WHAT IS ASKED:
Please retype the data in full and exactly; the pictures are not part of the copy.

** Start DATA LINES **

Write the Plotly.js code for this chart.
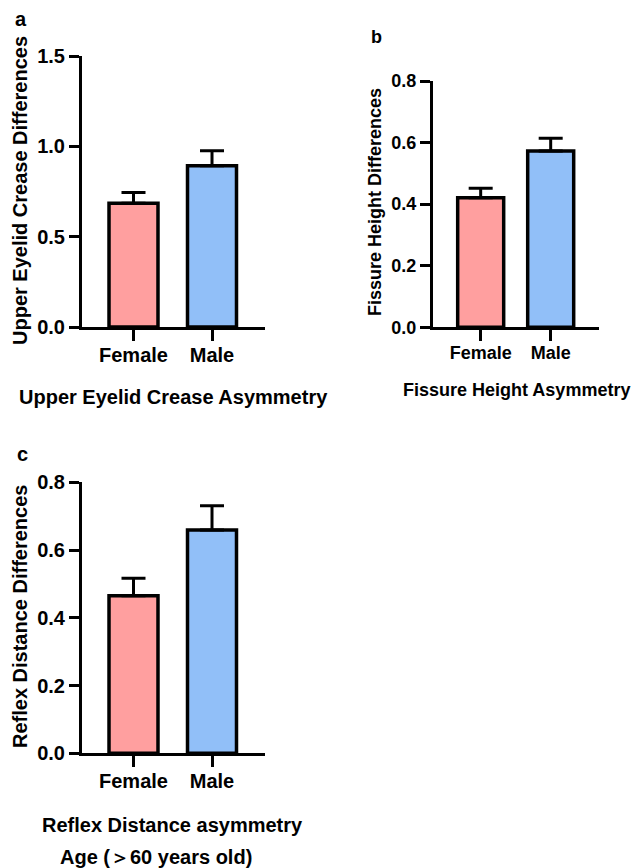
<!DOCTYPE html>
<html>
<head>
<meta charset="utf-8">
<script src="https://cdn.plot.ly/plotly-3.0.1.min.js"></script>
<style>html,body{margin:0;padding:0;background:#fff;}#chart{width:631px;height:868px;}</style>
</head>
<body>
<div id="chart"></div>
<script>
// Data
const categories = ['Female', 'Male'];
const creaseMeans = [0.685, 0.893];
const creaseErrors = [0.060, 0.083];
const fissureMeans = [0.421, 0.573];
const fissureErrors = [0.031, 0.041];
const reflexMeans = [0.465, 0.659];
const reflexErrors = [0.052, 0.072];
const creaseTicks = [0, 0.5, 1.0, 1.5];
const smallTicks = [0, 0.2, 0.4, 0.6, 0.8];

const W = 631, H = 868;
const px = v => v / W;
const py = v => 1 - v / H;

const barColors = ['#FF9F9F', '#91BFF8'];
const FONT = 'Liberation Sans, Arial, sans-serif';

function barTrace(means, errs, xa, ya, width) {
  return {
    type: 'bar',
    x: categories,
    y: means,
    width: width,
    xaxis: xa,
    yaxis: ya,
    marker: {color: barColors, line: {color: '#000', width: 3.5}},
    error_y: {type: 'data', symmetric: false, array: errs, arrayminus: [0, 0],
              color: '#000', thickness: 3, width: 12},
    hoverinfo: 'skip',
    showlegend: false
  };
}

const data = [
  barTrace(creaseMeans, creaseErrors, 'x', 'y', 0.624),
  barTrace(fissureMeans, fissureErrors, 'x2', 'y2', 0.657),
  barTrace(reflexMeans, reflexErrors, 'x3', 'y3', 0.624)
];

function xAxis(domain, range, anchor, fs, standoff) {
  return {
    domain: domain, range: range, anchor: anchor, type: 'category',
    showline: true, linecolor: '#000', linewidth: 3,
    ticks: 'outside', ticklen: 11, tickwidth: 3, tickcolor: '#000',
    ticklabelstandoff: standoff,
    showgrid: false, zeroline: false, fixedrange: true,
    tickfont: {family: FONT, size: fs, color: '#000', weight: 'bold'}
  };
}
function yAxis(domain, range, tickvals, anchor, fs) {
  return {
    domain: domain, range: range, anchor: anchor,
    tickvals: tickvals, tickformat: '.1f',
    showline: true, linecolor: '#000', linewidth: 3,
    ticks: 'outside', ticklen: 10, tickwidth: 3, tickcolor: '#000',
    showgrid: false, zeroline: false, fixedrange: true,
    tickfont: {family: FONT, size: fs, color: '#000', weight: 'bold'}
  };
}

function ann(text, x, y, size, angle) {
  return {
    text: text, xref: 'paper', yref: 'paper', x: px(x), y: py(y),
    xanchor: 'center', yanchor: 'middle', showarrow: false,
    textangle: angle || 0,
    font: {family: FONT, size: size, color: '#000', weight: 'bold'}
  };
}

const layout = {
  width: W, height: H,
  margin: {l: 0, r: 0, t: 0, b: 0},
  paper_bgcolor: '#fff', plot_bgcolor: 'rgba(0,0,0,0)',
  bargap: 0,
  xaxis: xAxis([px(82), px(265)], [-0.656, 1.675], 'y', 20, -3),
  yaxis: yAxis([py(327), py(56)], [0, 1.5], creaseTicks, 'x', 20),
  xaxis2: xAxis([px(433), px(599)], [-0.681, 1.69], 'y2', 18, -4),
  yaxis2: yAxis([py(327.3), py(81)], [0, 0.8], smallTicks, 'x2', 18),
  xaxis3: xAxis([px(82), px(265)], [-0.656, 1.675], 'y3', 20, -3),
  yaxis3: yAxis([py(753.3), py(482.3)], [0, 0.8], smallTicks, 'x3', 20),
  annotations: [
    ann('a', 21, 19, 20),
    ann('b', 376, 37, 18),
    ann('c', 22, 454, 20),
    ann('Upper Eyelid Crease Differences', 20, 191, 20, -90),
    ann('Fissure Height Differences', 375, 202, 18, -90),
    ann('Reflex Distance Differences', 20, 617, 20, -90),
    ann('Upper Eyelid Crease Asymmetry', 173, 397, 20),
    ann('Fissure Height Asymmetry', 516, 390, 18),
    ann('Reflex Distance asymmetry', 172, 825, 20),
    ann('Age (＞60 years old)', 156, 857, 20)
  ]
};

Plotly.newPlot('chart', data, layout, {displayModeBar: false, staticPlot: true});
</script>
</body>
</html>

** End DATA LINES **

TASK RESULT:
Write the Plotly.js code for this chart.
<!DOCTYPE html>
<html>
<head>
<meta charset="utf-8">
<script src="https://cdn.plot.ly/plotly-3.0.1.min.js"></script>
<style>html,body{margin:0;padding:0;background:#fff;}#chart{width:631px;height:868px;}</style>
</head>
<body>
<div id="chart"></div>
<script>
// Data
const categories = ['Female', 'Male'];
const creaseMeans = [0.685, 0.893];
const creaseErrors = [0.060, 0.083];
const fissureMeans = [0.421, 0.573];
const fissureErrors = [0.031, 0.041];
const reflexMeans = [0.465, 0.659];
const reflexErrors = [0.052, 0.072];
const creaseTicks = [0, 0.5, 1.0, 1.5];
const smallTicks = [0, 0.2, 0.4, 0.6, 0.8];

const W = 631, H = 868;
const px = v => v / W;
const py = v => 1 - v / H;

const barColors = ['#FF9F9F', '#91BFF8'];
const FONT = 'Liberation Sans, Arial, sans-serif';

function barTrace(means, errs, xa, ya, width) {
  return {
    type: 'bar',
    x: categories,
    y: means,
    width: width,
    xaxis: xa,
    yaxis: ya,
    marker: {color: barColors, line: {color: '#000', width: 3.5}},
    error_y: {type: 'data', symmetric: false, array: errs, arrayminus: [0, 0],
              color: '#000', thickness: 3, width: 12},
    hoverinfo: 'skip',
    showlegend: false
  };
}

const data = [
  barTrace(creaseMeans, creaseErrors, 'x', 'y', 0.624),
  barTrace(fissureMeans, fissureErrors, 'x2', 'y2', 0.657),
  barTrace(reflexMeans, reflexErrors, 'x3', 'y3', 0.624)
];

function xAxis(domain, range, anchor, fs, standoff) {
  return {
    domain: domain, range: range, anchor: anchor, type: 'category',
    showline: true, linecolor: '#000', linewidth: 3,
    ticks: 'outside', ticklen: 11, tickwidth: 3, tickcolor: '#000',
    ticklabelstandoff: standoff,
    showgrid: false, zeroline: false, fixedrange: true,
    tickfont: {family: FONT, size: fs, color: '#000', weight: 'bold'}
  };
}
function yAxis(domain, range, tickvals, anchor, fs) {
  return {
    domain: domain, range: range, anchor: anchor,
    tickvals: tickvals, tickformat: '.1f',
    showline: true, linecolor: '#000', linewidth: 3,
    ticks: 'outside', ticklen: 10, tickwidth: 3, tickcolor: '#000',
    showgrid: false, zeroline: false, fixedrange: true,
    tickfont: {family: FONT, size: fs, color: '#000', weight: 'bold'}
  };
}

function ann(text, x, y, size, angle) {
  return {
    text: text, xref: 'paper', yref: 'paper', x: px(x), y: py(y),
    xanchor: 'center', yanchor: 'middle', showarrow: false,
    textangle: angle || 0,
    font: {family: FONT, size: size, color: '#000', weight: 'bold'}
  };
}

const layout = {
  width: W, height: H,
  margin: {l: 0, r: 0, t: 0, b: 0},
  paper_bgcolor: '#fff', plot_bgcolor: 'rgba(0,0,0,0)',
  bargap: 0,
  xaxis: xAxis([px(82), px(265)], [-0.656, 1.675], 'y', 20, -3),
  yaxis: yAxis([py(327), py(56)], [0, 1.5], creaseTicks, 'x', 20),
  xaxis2: xAxis([px(433), px(599)], [-0.681, 1.69], 'y2', 18, -4),
  yaxis2: yAxis([py(327.3), py(81)], [0, 0.8], smallTicks, 'x2', 18),
  xaxis3: xAxis([px(82), px(265)], [-0.656, 1.675], 'y3', 20, -3),
  yaxis3: yAxis([py(753.3), py(482.3)], [0, 0.8], smallTicks, 'x3', 20),
  annotations: [
    ann('a', 21, 19, 20),
    ann('b', 376, 37, 18),
    ann('c', 22, 454, 20),
    ann('Upper Eyelid Crease Differences', 20, 191, 20, -90),
    ann('Fissure Height Differences', 375, 202, 18, -90),
    ann('Reflex Distance Differences', 20, 617, 20, -90),
    ann('Upper Eyelid Crease Asymmetry', 173, 397, 20),
    ann('Fissure Height Asymmetry', 516, 390, 18),
    ann('Reflex Distance asymmetry', 172, 825, 20),
    ann('Age (＞60 years old)', 156, 857, 20)
  ]
};

Plotly.newPlot('chart', data, layout, {displayModeBar: false, staticPlot: true});
</script>
</body>
</html>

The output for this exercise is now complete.